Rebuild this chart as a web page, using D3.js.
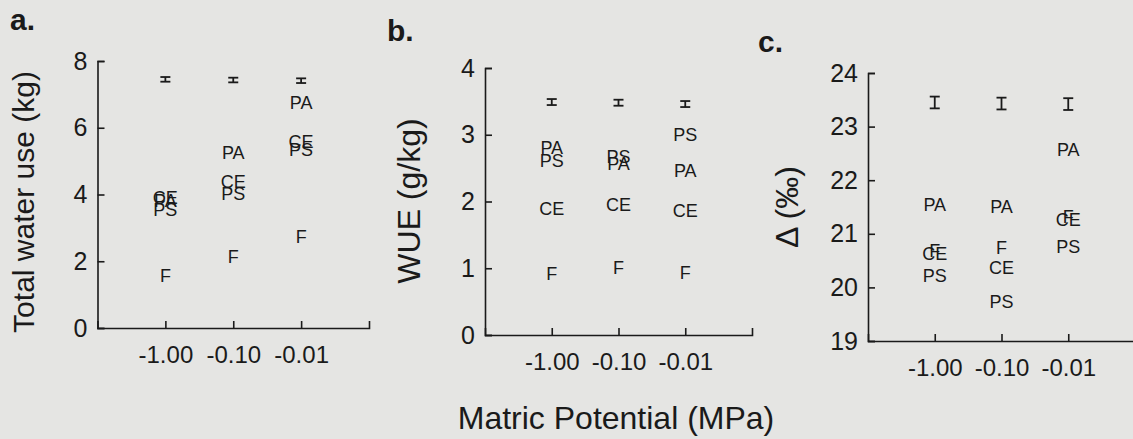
<!DOCTYPE html>
<html>
<head>
<meta charset="utf-8">
<script src="https://cdn.jsdelivr.net/npm/d3@7/dist/d3.min.js"></script>
<style>
  html, body { margin: 0; padding: 0; background: #e5e5e3; }
  svg { display: block; font-family: "Liberation Sans", Arial, sans-serif; }
</style>
</head>
<body>
<svg id="chart" width="1133" height="439"></svg>
<script>
// ---- data ----
const categories = ["-1.00", "-0.10", "-0.01"];   // matric potential (MPa)
const species = ["PA", "CE", "PS", "F"];

// panel a: total water use (kg)
const waterTicks = [0, 2, 4, 6, 8];
const waterPA = [3.82, 5.26, 6.76];
const waterCE = [3.91, 4.38, 5.60];
const waterPS = [3.54, 4.03, 5.36];
const waterF  = [1.56, 2.15, 2.74];
const waterErrMean = [7.45, 7.43, 7.41];
const waterErrHalf = [0.07, 0.07, 0.07];

// panel b: WUE (g/kg)
const wueTicks = [0, 1, 2, 3, 4];
const wuePA = [2.81, 2.57, 2.46];
const wueCE = [1.90, 1.96, 1.86];
const wuePS = [2.61, 2.68, 3.00];
const wueF  = [0.92, 1.01, 0.94];
const wueErrMean = [3.49, 3.48, 3.46];
const wueErrHalf = [0.045, 0.045, 0.045];

// panel c: carbon isotope discrimination (‰)
const deltaTicks = [19, 20, 21, 22, 23, 24];
const deltaPA = [21.54, 21.51, 22.58];
const deltaCE = [20.64, 20.37, 21.26];
const deltaPS = [20.23, 19.73, 20.76];
const deltaF  = [20.68, 20.74, 21.33];
const deltaErrMean = [23.45, 23.43, 23.42];
const deltaErrHalf = [0.11, 0.11, 0.11];

// ---- drawing ----
const svg = d3.select("#chart");
const ink = "#1a1a1a";

const panels = [
  { letter: "a.", title: "Total water use (kg)", ticks: waterTicks,
    series: { PA: waterPA, CE: waterCE, PS: waterPS, F: waterF },
    errMean: waterErrMean, errHalf: waterErrHalf,
    xr: [97.5, 369], yr: [328, 61], letterPos: [10, 30],
    titleX: 34, titleY: 202, titleSize: 30 },
  { letter: "b.", title: "WUE (g/kg)", ticks: wueTicks,
    series: { PA: wuePA, CE: wueCE, PS: wuePS, F: wueF },
    errMean: wueErrMean, errHalf: wueErrHalf,
    xr: [485, 752], yr: [335, 68], letterPos: [387, 41],
    titleX: 420, titleY: 201, titleSize: 32 },
  { letter: "c.", title: "\u0394 (\u2030)", ticks: deltaTicks,
    series: { PA: deltaPA, CE: deltaCE, PS: deltaPS, F: deltaF },
    errMean: deltaErrMean, errHalf: deltaErrHalf,
    xr: [868, 1135], yr: [341, 73], letterPos: [758, 52],
    titleX: 798, titleY: 207, titleSize: 32 }
];

panels.forEach(p => {
  const g = svg.append("g");
  const x = d3.scaleLinear().domain([0, categories.length + 1]).range(p.xr);
  const y = d3.scaleLinear().domain(d3.extent(p.ticks)).range(p.yr);

  // x axis (ticks inward)
  const xAxis = d3.axisBottom(x)
    .tickValues(categories.map((c, i) => i + 1))
    .tickFormat((d) => categories[d - 1])
    .tickSizeInner(-7).tickSizeOuter(-7).tickPadding(18);
  const gx = g.append("g").attr("transform", `translate(0,${p.yr[0]})`).call(xAxis);
  gx.selectAll("text").attr("font-size", 24).attr("fill", ink).attr("dy", "0.71em");

  // y axis (ticks inward)
  const yAxis = d3.axisLeft(y).tickValues(p.ticks)
    .tickSizeInner(-7).tickSizeOuter(-7).tickPadding(10).tickFormat(d3.format("d"));
  const gy = g.append("g").attr("transform", `translate(${p.xr[0]},0)`).call(yAxis);
  gy.selectAll("text").attr("font-size", 25).attr("fill", ink);

  g.selectAll(".domain, .tick line").attr("stroke", ink).attr("stroke-width", 1.6);

  // y-axis title
  g.append("text")
    .attr("transform", `translate(${p.titleX},${p.titleY}) rotate(-90)`)
    .attr("text-anchor", "middle")
    .attr("font-size", p.titleSize).attr("fill", ink)
    .text(p.title);

  // panel letter
  g.append("text").attr("x", p.letterPos[0]).attr("y", p.letterPos[1])
    .attr("font-size", 30).attr("font-weight", "bold").attr("fill", ink)
    .text(p.letter);

  // error bars
  const eb = g.append("g").attr("stroke", ink).attr("stroke-width", 1.8).attr("fill", "none");
  p.errMean.forEach((m, i) => {
    const cx = x(i + 1), top = y(m + p.errHalf[i]), bot = y(m - p.errHalf[i]);
    eb.append("line").attr("x1", cx).attr("x2", cx).attr("y1", top).attr("y2", bot);
    eb.append("line").attr("x1", cx - 5).attr("x2", cx + 5).attr("y1", top).attr("y2", top);
    eb.append("line").attr("x1", cx - 5).attr("x2", cx + 5).attr("y1", bot).attr("y2", bot);
  });

  // species labels as markers
  species.forEach(s => {
    g.append("g").selectAll("text").data(p.series[s]).join("text")
      .attr("x", (d, i) => x(i + 1))
      .attr("y", d => y(d))
      .attr("dy", "0.36em")
      .attr("text-anchor", "middle")
      .attr("font-size", 18).attr("fill", ink)
      .text(s);
  });
});

// shared x-axis title
svg.append("text")
  .attr("x", 616).attr("y", 429)
  .attr("text-anchor", "middle")
  .attr("font-size", 32).attr("fill", ink)
  .text("Matric Potential (MPa)");
</script>
</body>
</html>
#####
• Task brief
Return exactly what appears from the opening line of the material through the line with "const waterErrHalf = [0.07, 0.07, 0.07];", apart from the pictures.

• Answer to the problem
Rebuild this chart as a web page, using D3.js.
<!DOCTYPE html>
<html>
<head>
<meta charset="utf-8">
<script src="https://cdn.jsdelivr.net/npm/d3@7/dist/d3.min.js"></script>
<style>
  html, body { margin: 0; padding: 0; background: #e5e5e3; }
  svg { display: block; font-family: "Liberation Sans", Arial, sans-serif; }
</style>
</head>
<body>
<svg id="chart" width="1133" height="439"></svg>
<script>
// ---- data ----
const categories = ["-1.00", "-0.10", "-0.01"];   // matric potential (MPa)
const species = ["PA", "CE", "PS", "F"];

// panel a: total water use (kg)
const waterTicks = [0, 2, 4, 6, 8];
const waterPA = [3.82, 5.26, 6.76];
const waterCE = [3.91, 4.38, 5.60];
const waterPS = [3.54, 4.03, 5.36];
const waterF  = [1.56, 2.15, 2.74];
const waterErrMean = [7.45, 7.43, 7.41];
const waterErrHalf = [0.07, 0.07, 0.07];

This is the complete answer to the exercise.